Search code examples
sqlapache-sparkdatabricksazure-databricks

How to store and aggregate data in ~300m JSON objects efficiently


I have an app where I receive 300m JSON text files (10m daily, retention = 30 days) from a Kafka topic.

The data it contains needs to be aggregated every day based on different properties.

We would like to build it with Apache Spark, using Azure Databricks, because the size of the data will gro, we cannot vertically scale this process anymore (currently runs in 1 Postgres server) and we also need something that is cost-effective.

Having this job in Apache Spark is straightforward in theory, but I haven't found any practical advice on how to process JSON objects efficiently.

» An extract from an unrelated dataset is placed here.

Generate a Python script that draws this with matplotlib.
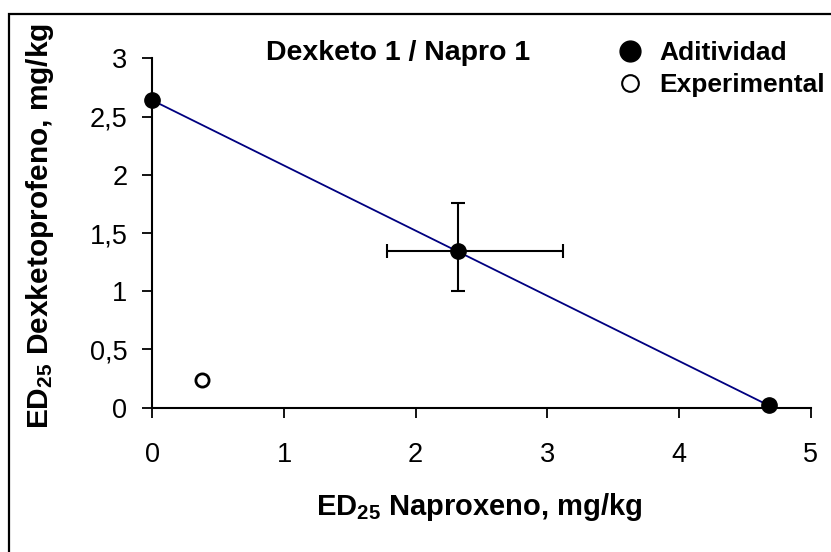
import matplotlib
matplotlib.use("Agg")
import matplotlib.pyplot as plt
from matplotlib.lines import Line2D
from matplotlib.patches import Rectangle

# datos
adit_x = [0.0, 2.32, 4.68]
adit_y = [2.64, 1.345, 0.02]
err_x = [1.78, 3.12]
err_y = [1.00, 1.755]
exp_x = [0.38]
exp_y = [0.238]

xticks = [0, 1, 2, 3, 4, 5]
yticks = [0, 0.5, 1, 1.5, 2, 2.5, 3]
ytick_labels = ['0', '0,5', '1', '1,5', '2', '2,5', '3']

plt.rcParams['font.family'] = ['Liberation Sans', 'DejaVu Sans']
plt.rcParams['mathtext.fontset'] = 'custom'
plt.rcParams['mathtext.bf'] = 'Liberation Sans:bold'
plt.rcParams['mathtext.rm'] = 'Liberation Sans'

fig = plt.figure(figsize=(8.31, 5.52), dpi=100)
ax = fig.add_axes([0.1833, 0.2614, 0.9756 - 0.1833, 0.8942 - 0.2614])

# marco exterior (recortado a la derecha y abajo)
fig.patches.append(Rectangle((9 / 831, -0.1), 1.2, 1 - 14 / 552 + 0.1,
                             transform=fig.transFigure, fill=False,
                             edgecolor='black', lw=1.6))

# linea de aditividad
ax.plot([adit_x[0], adit_x[2]], [adit_y[0], adit_y[2]], color='#000080', lw=1.3, zorder=2)

# barras de error del punto central
xe = [[adit_x[1] - err_x[0]], [err_x[1] - adit_x[1]]]
ye = [[adit_y[1] - err_y[0]], [err_y[1] - adit_y[1]]]
ax.errorbar([adit_x[1]], [adit_y[1]], xerr=xe, yerr=ye, fmt='none',
            ecolor='black', elinewidth=1.5, capsize=4.7, capthick=1.5, zorder=3)

ax.plot(adit_x, adit_y, 'o', color='black', ms=11, zorder=4, clip_on=False)
ax.plot(exp_x, exp_y, 'o', mfc='white', mec='black', mew=2, ms=9.5, zorder=4)

ax.set_xlim(0, 5)
ax.set_ylim(0, 3)
ax.set_xticks(xticks)
ax.set_xticklabels([str(t) for t in xticks])
ax.set_yticks(yticks)
ax.set_yticklabels(ytick_labels)
ax.tick_params(direction='out', length=7, width=1.3, labelsize=19.5)
ax.tick_params(axis='x', pad=18)
ax.tick_params(axis='y', pad=11)
for s in ['top', 'right']:
    ax.spines[s].set_visible(False)
for s in ['left', 'bottom']:
    ax.spines[s].set_linewidth(1.5)

ax.set_xlabel(r'$\mathbf{ED_{25}}$ Naproxeno, mg/kg', fontsize=21, fontweight='bold')
ax.set_ylabel(r'$\mathbf{ED_{25}}$ Dexketoprofeno, mg/kg', fontsize=21.5, fontweight='bold')
ax.xaxis.set_label_coords(0.496, -0.284)
ax.xaxis.label.set_va('center')
ax.yaxis.set_label_coords(-0.1706, 0.52)
ax.yaxis.label.set_va('center')

fig.text(398 / 831, 1 - 53 / 552, 'Dexketo 1 / Napro 1', fontsize=20.5, fontweight='bold',
         ha='center', va='center')

handles = [Line2D([], [], ls='none', marker='o', color='black', ms=15),
           Line2D([], [], ls='none', marker='o', mfc='white', mec='black', mew=1.5, ms=12)]
leg = ax.legend(handles, ['Aditividad', 'Experimental'], loc='upper left',
                bbox_to_anchor=(604 / 831, 1 - 28 / 552), bbox_transform=fig.transFigure,
                frameon=False, prop={'weight': 'bold', 'size': 19},
                handletextpad=0.6, labelspacing=0.3, borderpad=0, handlelength=1.0)

fig.savefig('out.png', dpi=100)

These are the options as I see:

  1. Store the data in Postgres and ingest it with the Spark job (SQL) - may be slow to transfer the data

  2. Store the data in Azure Blob Storage in JSON format - We may run out of the number of files that can be stored, also this seems inefficient to read so many files

  3. Store the JSON data in big chunks, eg. 100.000 JSON in one file - it could be slow to delete/reinsert when the data changes

  4. Convert the data to CSV or some binary format with a fixed structure and store it in blob format in big chunks - Changing the format will be a challenge but it would rarely happen in the future, also CSV/binary is quicker to parse

Any practical advice would be really appreciated. Thanks in advance.


Solution

  • There are multiple factors to be consider :

    1. If you are trying to read the data on daily manner then strongly suggested to do store the data in Parquet format and store in databricks. If not accessing daily then store in Azure buckets itself (computation cost will be minimised)
    2. If JSON data to be flattened then you need to do all the data manipulations and write into delta tables with OPTIMISE conditions.
    3. If really retention 30 mandatory then be cautious with file formats bcz data will grow exponentially on daily basis. Other wise Alter table properties with retention period to 7 days or 15 days.